Margarita Alicia Arellanes Cervantes concluye en forma desastrosa su administración al frente de la Presidencia Municipal de Monterrey. La primera alcaldesa de la ciudad tuvo, si no todo, mucho para haber pasado a la historia de mejor manera, pero, mortal al fin, el virus del poder le afectó, en su caso, desde que entró al Palacio de Cristal, del cual ahora sale derrotada.
Siendo apenas una incipiente edil, la abogada de entonces 36 primaveras se sentía la segura candidata panista al gobierno del estado, y conforme avanzaron los días aquel deseo la fue obsesionando tanto, que en un momento perdió los estribos y de paso todo cuanto había hecho, para, a su modo, obtener el abanderamiento.
El partido que creyó suyo, le dio la espalda y la dejaron vestida y alborotada.

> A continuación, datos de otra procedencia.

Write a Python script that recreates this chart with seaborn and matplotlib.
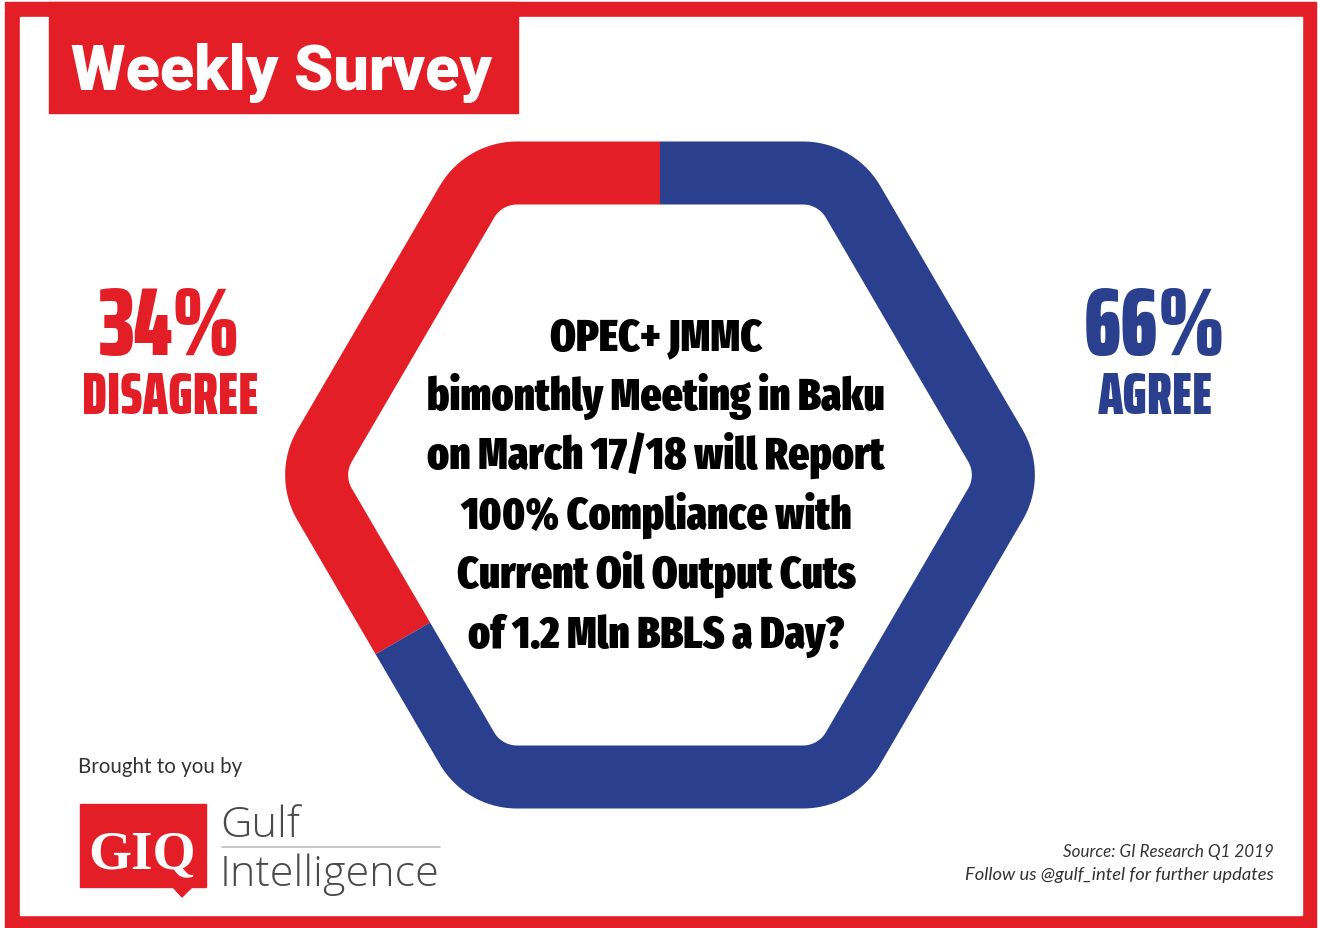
import numpy as np
import matplotlib
matplotlib.use("Agg")
import matplotlib.pyplot as plt
from matplotlib.patches import Rectangle, Polygon
import seaborn as sns

# ---------------- data ----------------
title = "Weekly Survey"
categories = ["DISAGREE", "AGREE"]
shares = [34, 66]
question_lines = [
    "OPEC+ JMMC",
    "bimonthly Meeting in Baku",
    "on March 17/18 will Report",
    "100% Compliance with",
    "Current Oil Output Cuts",
    "of 1.2 Mln BBLS a Day?",
]
sponsor_caption = "Brought to you by"
logo_mark = "GIQ"
logo_words = ["Gulf", "Intelligence"]
source_lines = ["Source: GI Research Q1 2019", "Follow us @gulf_intel for further updates"]

# ---------------- style ----------------
RED = "#E31E26"
BLUE = "#2A3F8E"
cat_colors = [RED, BLUE]
COND = ["Fira Sans Extra Condensed", "Barlow Condensed", "DejaVu Sans"]
XCOND = ["Saira ExtraCondensed", "Fira Sans Extra Condensed", "DejaVu Sans"]
HEAVY = ["Roboto", "DejaVu Sans"]
BODY = ["Lato", "DejaVu Sans"]
LIGHT = ["Open Sans", "DejaVu Sans"]

sns.set_theme(style="white")
plt.rcParams["font.family"] = ["Lato", "DejaVu Sans"]

W, H = 1318, 929
fig = plt.figure(figsize=(W / 100, H / 100), dpi=100)
fig.patch.set_facecolor("white")
ax = fig.add_axes([0, 0, 1, 1])
ax.axis("off")

# frame and banner
ax.add_patch(Rectangle((5, 3), 1311, 926, color=RED, zorder=0))
ax.add_patch(Rectangle((20, 18), 1282, 898, color="white", zorder=0.5))
ax.add_patch(Rectangle((49, 3), 469, 111, color=RED, zorder=1))

# ---------------- hexagonal ring (share split along its perimeter) ----------------
cx, cy, hx, hy, rc = 660.0, 476.0, 352.5, 302.0, 58.0
start = np.array([cx, cy - hy])
verts = [np.array(v) for v in [(cx - hx / 2, cy - hy), (cx - hx, cy), (cx - hx / 2, cy + hy),
                               (cx + hx / 2, cy + hy), (cx + hx, cy), (cx + hx / 2, cy - hy)]]
pts = [start]
n = len(verts)
for i, V in enumerate(verts):
    P = verts[i - 1] if i > 0 else start
    N = verts[(i + 1) % n] if i < n - 1 else start
    u1 = (P - V) / np.linalg.norm(P - V)
    u2 = (N - V) / np.linalg.norm(N - V)
    half = np.arccos(np.clip(np.dot(u1, u2), -1, 1)) / 2
    d = rc / np.tan(half)
    A, B = V + u1 * d, V + u2 * d
    bis = (u1 + u2) / np.linalg.norm(u1 + u2)
    C = V + bis * rc / np.sin(half)
    a0 = np.arctan2(*(A - C)[::-1])
    a1 = np.arctan2(*(B - C)[::-1])
    da = (a1 - a0 + np.pi) % (2 * np.pi) - np.pi
    for t in np.linspace(0, 1, 25):
        a = a0 + da * t
        pts.append(C + rc * np.array([np.cos(a), np.sin(a)]))
pts.append(start)
pts = np.array(pts)
seglen = np.linalg.norm(np.diff(pts, axis=0), axis=1)
cum = np.concatenate([[0], np.cumsum(seglen)])
L = cum[-1]


def along(s):
    return np.array([np.interp(s, cum, pts[:, 0]), np.interp(s, cum, pts[:, 1])])


def portion(s0, s1):
    inner = pts[(cum > s0) & (cum < s1)]
    return np.vstack([along(s0), inner, along(s1)])


ring_lw = 63 * 72 / 100
fr = np.array(shares, dtype=float) / np.sum(shares)
bounds = np.concatenate([[0], np.cumsum(fr)]) * L
for k in range(len(shares)):
    seg = portion(bounds[k], bounds[k + 1])
    sns.lineplot(x=seg[:, 0], y=seg[:, 1], sort=False, estimator=None, errorbar=None,
                 color=cat_colors[k], linewidth=ring_lw, solid_capstyle="butt",
                 solid_joinstyle="round", ax=ax, legend=False, zorder=2)

ax.set_xlim(0, W)
ax.set_ylim(H, 0)
ax.axis("off")

# ---------------- texts ----------------
renderer = fig.canvas.get_renderer()


def fit(t, width):
    bb = t.get_window_extent(renderer=renderer)
    t.set_fontsize(t.get_fontsize() * width / bb.width)
    return t


t = ax.text(71, 90, title, color="white", family=HEAVY, weight=900, fontsize=40,
            ha="left", va="baseline", zorder=3)
fit(t, 420)

# percentages and labels
pct_x = [170, 1155]
pct_w = [142, 142]
lab_w = [176, 115]
for k in range(len(shares)):
    t = ax.text(pct_x[k], 355, f"{shares[k]}%", color=cat_colors[k], family=XCOND, weight=900,
                fontsize=60, ha="center", va="baseline", zorder=3)
    fit(t, pct_w[k])
    t = ax.text(pct_x[k], 414, categories[k], color=cat_colors[k], family=XCOND, weight=900,
                fontsize=30, ha="center", va="baseline", zorder=3)
    fit(t, lab_w[k])

# question text
qtexts = []
for i, line in enumerate(question_lines):
    qtexts.append(ax.text(656, 350 + i * 59.5, line, color="black", family=COND, weight=900,
                          fontsize=30, ha="center", va="baseline", zorder=3))
maxw = max(q.get_window_extent(renderer=renderer).width for q in qtexts)
for q in qtexts:
    q.set_fontsize(30 * 457 / maxw)

# sponsor block
t = ax.text(78, 773, sponsor_caption, color="#333333", family=BODY, fontsize=12,
            ha="left", va="baseline", zorder=3)
fit(t, 164)
ax.add_patch(Rectangle((80, 805), 126, 83, color=RED, zorder=2))
ax.add_patch(Polygon([(172, 887), (193, 887), (182, 898)], closed=True, color=RED, zorder=2))
t = ax.text(142, 868, logo_mark, color="white", family=["Liberation Serif", "DejaVu Serif"],
            weight="bold", fontsize=30, ha="center", va="baseline", zorder=3)
fit(t, 107)
t = ax.text(220, 837, logo_words[0], color="#4a4a4a", family=LIGHT, weight=300, fontsize=28,
            ha="left", va="baseline", zorder=3)
fit(t, 80)
t = ax.text(220, 886, logo_words[1], color="#4a4a4a", family=LIGHT, weight=300, fontsize=28,
            ha="left", va="baseline", zorder=3)
fit(t, 220)
ax.plot([222, 440], [848, 848], color="#bbbbbb", lw=1.2, zorder=3)

# source notes
t = ax.text(1274, 857, source_lines[0], color="#333333", family=BODY, style="italic",
            fontsize=11, ha="right", va="baseline", zorder=3)
fit(t, 210)
t = ax.text(1274, 880, source_lines[1], color="#333333", family=BODY, style="italic",
            fontsize=11, ha="right", va="baseline", zorder=3)
fit(t, 309)

fig.savefig("out.png", dpi=100, facecolor="white")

Pero, de hecho, hace tres años y medio la ex delegada de la Sedesol, entonces de bajo perfil y reputación mucho menos gastada, fue la depositaria de la candidatura panista a la alcaldía como un plan B, emergente, ante el aniquilamiento de Miguel Ángel García Domínguez, ex secretario de Desarrollo Humano en la administración regia de Fernando Larrazábal, quien le había pavimentado el camino para que fuera su sucesor.
Pero el “quesogate” del hermano Jonás, en el cual se involucró directamente al ex edil nicolaíta Miguel Ángel Domínguez y al propio Larrazábal, provocó un cambió urgente y necesario, en el que la beneficiaria fue Margarita.

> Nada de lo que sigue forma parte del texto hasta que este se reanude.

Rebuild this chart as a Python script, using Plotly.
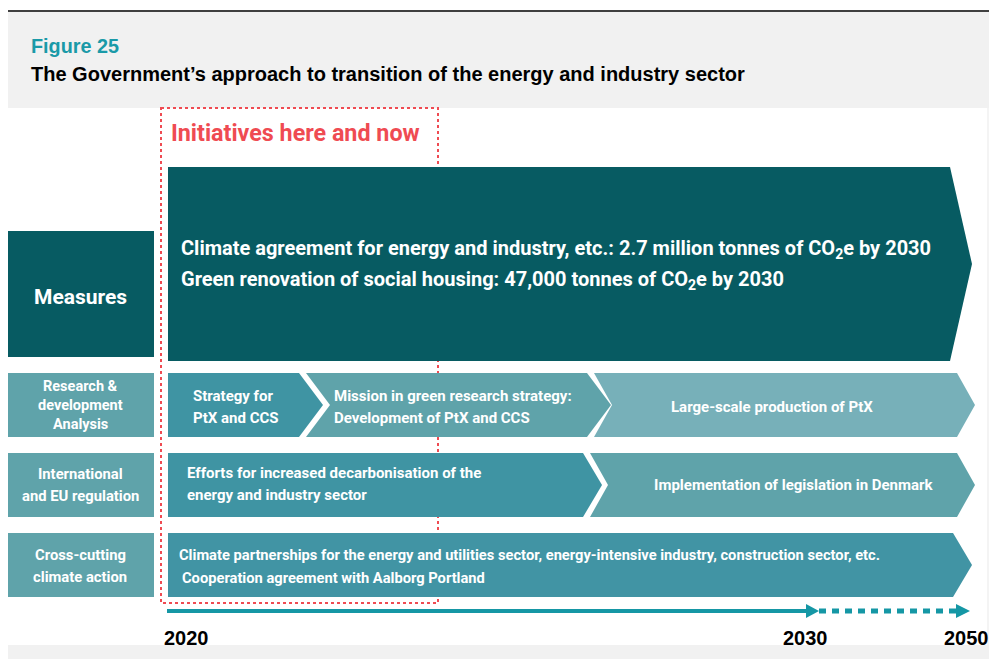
import plotly.graph_objects as go

# ---------------- data (text content) ----------------
fig_number = "Figure 25"
fig_title = "The Government’s approach to transition of the energy and industry sector"
focus_label = "Initiatives here and now"
row_labels = [["Measures"], ["Research &", "development", "Analysis"],
              ["International", "and EU regulation"], ["Cross-cutting", "climate action"]]
measures_lines = ["Climate agreement for energy and industry, etc.: 2.7 million tonnes of CO<sub>2</sub>e by 2030",
                  "Green renovation of social housing: 47,000 tonnes of CO<sub>2</sub>e by 2030"]
research_items = [["Strategy for", "PtX and CCS"],
                  ["Mission in green research strategy:", "Development of PtX and CCS"],
                  ["Large-scale production of PtX"]]
regulation_items = [["Efforts for increased decarbonisation of the", "energy and industry sector"],
                    ["Implementation of legislation in Denmark"]]
crosscut_lines = ["Climate partnerships for the energy and utilities sector, energy-intensive industry, construction sector, etc.",
                  "Cooperation agreement with Aalborg Portland"]
timeline_years = ["2020", "2030", "2050"]

# ---------------- styling / geometry ----------------
W, H = 989, 659
DARK = "#075b62"
MID = "#3f94a3"
LIGHT = "#5fa3aa"
LIGHTER = "#77b0b9"
TEAL = "#1597a5"
RED = "#ef4b52"
FONT = "Roboto"
PADX = 2  # annotation inner padding

fig = go.Figure()
shapes = []
ann = []


def rect(x0, y0, x1, y1, color):
    shapes.append(dict(type="rect", xref="x", yref="y", x0=x0, y0=y0, x1=x1, y1=y1,
                       fillcolor=color, line=dict(width=0), layer="below"))


def chevron(x0, x1, y0, y1, color, notch=True, d=20):
    ym = (y0 + y1) / 2
    pts = [(x0, y0), (x1, y0), (x1 + d, ym), (x1, y1), (x0, y1)]
    if notch:
        pts.append((x0 + d, ym))
    path = "M " + " L ".join(f"{a},{b}" for a, b in pts) + " Z"
    shapes.append(dict(type="path", xref="x", yref="y", path=path,
                       fillcolor=color, line=dict(width=0), layer="below"))


def text(x, y, s, size, color="white", xanchor="left", family=FONT, bold=True):
    if xanchor == "left":
        x -= PADX
    ann.append(dict(x=x, y=y, xref="x", yref="y", text=f"<b>{s}</b>" if bold else s,
                    showarrow=False, xanchor=xanchor, yanchor="middle", align="left",
                    font=dict(family=family, size=size, color=color)))


def lines(x, ys, items, size, xanchor="left"):
    for y, s in zip(ys, items):
        text(x, y, s, size, xanchor=xanchor)


# header
rect(8, 12, W, 108, "#f1f1f1")
shapes.append(dict(type="line", xref="x", yref="y", x0=8, x1=W, y0=11, y1=11,
                   line=dict(color="black", width=1.5)))
rect(8, 645, W, H, "#f1f1f1")
rect(987, 108, W, 645, "#f4f4f4")
text(31, 46, fig_number, 19.8, color="#1a9aa8", family="Arial, Liberation Sans")
text(31, 74, fig_title, 20, color="black", family="Arial, Liberation Sans")

# focus box (drawn behind the arrows)
shapes.append(dict(type="rect", xref="x", yref="y", x0=161, x1=438, y0=108, y1=603,
                   line=dict(color=RED, width=2, dash="dot"), fillcolor="rgba(0,0,0,0)", layer="below"))
text(171, 133, focus_label, 23.3, color=RED)

# rows: (y0, y1)
rows = [(231, 357), (373, 437), (453, 517), (533, 597)]
label_colors = [DARK, LIGHT, LIGHT, LIGHT]
label_ys = [[297], [386, 405, 424], [474, 496], [555, 577]]
for (y0, y1), c, lab, ys, sz in zip(rows, label_colors, row_labels, label_ys, [21, 14.5, 14.8, 14.8]):
    rect(8, y0, 154, y1, c)
    lines(80, ys, lab, sz, xanchor="center")

# measures big arrow
chevron(168, 950, 167, 361, DARK, notch=False, d=22)
text(181, 249, measures_lines[0], 20)
text(181, 280, measures_lines[1], 20)

# research row
y0, y1 = rows[1]
chevron(168, 299, y0, y1, MID, notch=False, d=24)
chevron(306, 587, y0, y1, LIGHT, notch=True, d=24)
chevron(594, 957, y0, y1, LIGHTER, notch=True, d=18)
lines(193, [396, 418], research_items[0], 15)
lines(334, [396, 418], research_items[1], 15)
lines(772, [407], research_items[2], 15, xanchor="center")

# regulation row
y0, y1 = rows[2]
chevron(168, 583, y0, y1, MID, notch=False, d=19)
chevron(590, 957, y0, y1, LIGHT, notch=True, d=18)
lines(187, [473, 495], regulation_items[0], 15)
lines(794, [485], regulation_items[1], 15, xanchor="center")

# cross-cutting row
y0, y1 = rows[3]
chevron(168, 953, y0, y1, "#4194a4", notch=False, d=19)
text(179, 555, crosscut_lines[0], 14.7)
text(182, 578, crosscut_lines[1], 14.7)

# timeline
shapes.append(dict(type="line", xref="x", yref="y", x0=167, x1=808, y0=611, y1=611,
                   line=dict(color=TEAL, width=4)))
shapes.append(dict(type="path", xref="x", yref="y", path="M 806,604 L 819,611 L 806,618 Z",
                   fillcolor=TEAL, line=dict(width=0)))
shapes.append(dict(type="line", xref="x", yref="y", x0=819, x1=956, y0=611, y1=611,
                   line=dict(color=TEAL, width=5, dash="7px,6px")))
shapes.append(dict(type="path", xref="x", yref="y", path="M 956,604 L 970,611 L 956,618 Z",
                   fillcolor=TEAL, line=dict(width=0)))
for x, yr in zip([186, 805, 966], timeline_years):
    text(x, 638, yr, 20, color="black", xanchor="center", family="Arial, Liberation Sans")

fig.update_layout(
    width=W, height=H, margin=dict(l=0, r=0, t=0, b=0, pad=0),
    paper_bgcolor="white", plot_bgcolor="white",
    xaxis=dict(range=[0, W], visible=False, fixedrange=True),
    yaxis=dict(range=[H, 0], visible=False, fixedrange=True),
    shapes=shapes, annotations=ann, showlegend=False,
)
fig.write_html("out.html", config={"displayModeBar": False},
               post_script="document.body.style.margin='0';document.documentElement.style.overflow='hidden';")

Y se la creyó. Disfrutó las mieles del poder desde el primer momento, aunque su polémica administración, sus viajes con constructores, con todo y “primer damo” y su protagonismo constante viviendo siempre como candidata en lugar de alcaldesa, le restaba puntos en forma paulatina.
Quién sabe quién encuerdó a la primera alcaldesa de Monterrey, pero hasta su señora madre se subió a su prematura campaña, ufanándose que alguien llegaría a Palacio de Gobierno en tacones, en alusión más que directa a su hija.
Durante sus primeros dos años de campaña, perdón, de gobierno municipal, la panista anduvo desatada, a grado tal que le entregó las llaves de la ciudad a Dios.
Y, populista, como muchos políticos del montón con ambiciones y aspiraciones, Margarita le echó pleito constante al gobernador (que a decir verdad eran buenos agarrones que daban nota) y se dedicó a regalar mochilas y útiles escolares a los niños, invertir cantidades groseras en imagen y a darle circo al pueblo.
Circo costoso y hasta sospechoso como aquel desfile navideño de 2013, en el que, a la usanza se pagaron millones a un proveedor amigo sin dejar rastro de crimen o irregularidad alguna. Eso sí, a muchos panistas y priistas se podrá acusar de ineficientes, opacos y hasta ególatras, pero no de tontos a la hora de manejar dineros, aunque dejen al municipio más que endeudado.
Margarita es hoy historia. Es la que no fue, y dolida por aquel embate de los suyos que la tumbaron de la nube en que andaba, se perdió en los últimos meses entre las paredes de su bunker y su agenda privada, esa que corta de tajo cualquier exposición pública y cualquier pasarela.
Y en medio de su ausencia, la panista dejó a la deriva la ciudad, esa que un día pintó de azul por todos lados, hoy queda llena de baches, sucia, con parques y plazas en el abandono, oscura y gris.
Y si algo faltaba para despedir esta polémica administración, Margarita se va dejando las arcas vacías, debiendo la gasolina, las medicinas de la clínica de burócratas los aguinaldos a los trabajadores y reabriendo los negocios de los giros negros que un día combatió.
Y se va llevándose para su usufructo un par de camionetas blindadas para ella y los suyos, por tres o seis años.
¿Así o más peor?
Por ahora, la que llegó a sentirse la diva de la política se va a la sombra por un rato, a hacer su propio recuento de daños, a reconstruir sus ambiciosos planes y afinar estrategias para estar de vuelta, seguramente, cuando ella lo considere prudente, cuando los regios la perdonen o simple y sencillamente se olviden de lo poco que aportó a la ciudad.